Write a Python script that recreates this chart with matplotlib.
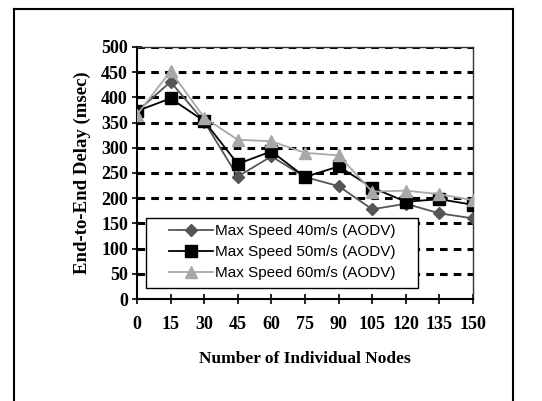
import numpy as np
import matplotlib.pyplot as plt
from matplotlib.lines import Line2D
from matplotlib.patches import Rectangle

# number of nodes
nodes = [0, 15, 30, 45, 60, 75, 90, 105, 120, 135, 150]
# end-to-end delay (msec)
delay_40 = [372, 431, 352, 243, 283, 242, 224, 178, 189, 170, 160]
delay_50 = [373, 398, 353, 268, 293, 242, 263, 221, 193, 198, 187]
delay_60 = [366, 452, 360, 316, 313, 290, 285, 213, 215, 208, 196]
labels = ["Max Speed 40m/s (AODV)", "Max Speed 50m/s (AODV)", "Max Speed 60m/s (AODV)"]

fig = plt.figure(figsize=(5.42, 4.01), dpi=100)
ax = fig.add_axes([137/542, 1-299/401, 336/542, 252/401])

# outer frame
for xs, ys in [([14/542, 513/542], [1-9/401, 1-9/401]),
               ([14/542, 14/542], [1-9/401, -0.01]),
               ([513/542, 513/542], [1-9/401, -0.01])]:
    fig.add_artist(Line2D(xs, ys, color="black", lw=1.5, transform=fig.transFigure))

# dashed grid
for v in range(50, 501, 50):
    ax.axhline(v, color="black", lw=2.2, ls=(0, (2.5, 2)), zorder=1)

ax.plot(nodes, delay_40, color="#555555", marker="D", ms=6, lw=1.3, label=labels[0], zorder=3)
ax.plot(nodes, delay_50, color="black", marker="s", ms=8, lw=1.3, label=labels[1], zorder=3)
ax.plot(nodes, delay_60, color="#a8a8a8", marker="^", ms=9, lw=1.3, label=labels[2], zorder=3)

ax.set_xlim(0, 150)
ax.set_ylim(0, 500)
ax.set_xticks(nodes)
ax.set_yticks(range(0, 501, 50))
ax.tick_params(direction="inout", length=7, width=1.2, labelsize=13, pad=3)
ax.tick_params(axis="x", pad=9)
for lab in ax.get_xticklabels() + ax.get_yticklabels():
    lab.set_fontfamily("Liberation Serif")
    lab.set_fontweight("bold")

for s in ["left", "bottom"]:
    ax.spines[s].set_linewidth(1.5)
for s in ["top", "right"]:
    ax.spines[s].set_linewidth(1.0)
    ax.spines[s].set_color("#333333")

ax.set_xlabel("Number of Individual Nodes", fontfamily="Liberation Serif",
              fontweight="bold", fontsize=12.5, labelpad=13)
ax.set_ylabel("End-to-End Delay (msec)", fontfamily="Liberation Serif",
              fontweight="bold", fontsize=13.5, labelpad=7)

# legend box (Excel style, wide padding)
ax.add_patch(Rectangle((9/336, 11/252), 272/336, 70/252, transform=ax.transAxes,
                       facecolor="white", edgecolor="black", lw=1.0, zorder=4))
leg = ax.legend(loc="center left", bbox_to_anchor=(32/336, 47/252), borderaxespad=0,
                prop={"family": "Liberation Sans", "size": 11}, frameon=False,
                handlelength=2.9, handletextpad=0.1, labelspacing=0.45, borderpad=0)
leg.set_zorder(5)

fig.savefig("out.png", dpi=100)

※ ※ ※

_DIRECTIVE_
Quote the data above in full, leaving out the pictures it holds.

_RESPONSE_
Write a Python script that recreates this chart with matplotlib.
import numpy as np
import matplotlib.pyplot as plt
from matplotlib.lines import Line2D
from matplotlib.patches import Rectangle

# number of nodes
nodes = [0, 15, 30, 45, 60, 75, 90, 105, 120, 135, 150]
# end-to-end delay (msec)
delay_40 = [372, 431, 352, 243, 283, 242, 224, 178, 189, 170, 160]
delay_50 = [373, 398, 353, 268, 293, 242, 263, 221, 193, 198, 187]
delay_60 = [366, 452, 360, 316, 313, 290, 285, 213, 215, 208, 196]
labels = ["Max Speed 40m/s (AODV)", "Max Speed 50m/s (AODV)", "Max Speed 60m/s (AODV)"]

fig = plt.figure(figsize=(5.42, 4.01), dpi=100)
ax = fig.add_axes([137/542, 1-299/401, 336/542, 252/401])

# outer frame
for xs, ys in [([14/542, 513/542], [1-9/401, 1-9/401]),
               ([14/542, 14/542], [1-9/401, -0.01]),
               ([513/542, 513/542], [1-9/401, -0.01])]:
    fig.add_artist(Line2D(xs, ys, color="black", lw=1.5, transform=fig.transFigure))

# dashed grid
for v in range(50, 501, 50):
    ax.axhline(v, color="black", lw=2.2, ls=(0, (2.5, 2)), zorder=1)

ax.plot(nodes, delay_40, color="#555555", marker="D", ms=6, lw=1.3, label=labels[0], zorder=3)
ax.plot(nodes, delay_50, color="black", marker="s", ms=8, lw=1.3, label=labels[1], zorder=3)
ax.plot(nodes, delay_60, color="#a8a8a8", marker="^", ms=9, lw=1.3, label=labels[2], zorder=3)

ax.set_xlim(0, 150)
ax.set_ylim(0, 500)
ax.set_xticks(nodes)
ax.set_yticks(range(0, 501, 50))
ax.tick_params(direction="inout", length=7, width=1.2, labelsize=13, pad=3)
ax.tick_params(axis="x", pad=9)
for lab in ax.get_xticklabels() + ax.get_yticklabels():
    lab.set_fontfamily("Liberation Serif")
    lab.set_fontweight("bold")

for s in ["left", "bottom"]:
    ax.spines[s].set_linewidth(1.5)
for s in ["top", "right"]:
    ax.spines[s].set_linewidth(1.0)
    ax.spines[s].set_color("#333333")

ax.set_xlabel("Number of Individual Nodes", fontfamily="Liberation Serif",
              fontweight="bold", fontsize=12.5, labelpad=13)
ax.set_ylabel("End-to-End Delay (msec)", fontfamily="Liberation Serif",
              fontweight="bold", fontsize=13.5, labelpad=7)

# legend box (Excel style, wide padding)
ax.add_patch(Rectangle((9/336, 11/252), 272/336, 70/252, transform=ax.transAxes,
                       facecolor="white", edgecolor="black", lw=1.0, zorder=4))
leg = ax.legend(loc="center left", bbox_to_anchor=(32/336, 47/252), borderaxespad=0,
                prop={"family": "Liberation Sans", "size": 11}, frameon=False,
                handlelength=2.9, handletextpad=0.1, labelspacing=0.45, borderpad=0)
leg.set_zorder(5)

fig.savefig("out.png", dpi=100)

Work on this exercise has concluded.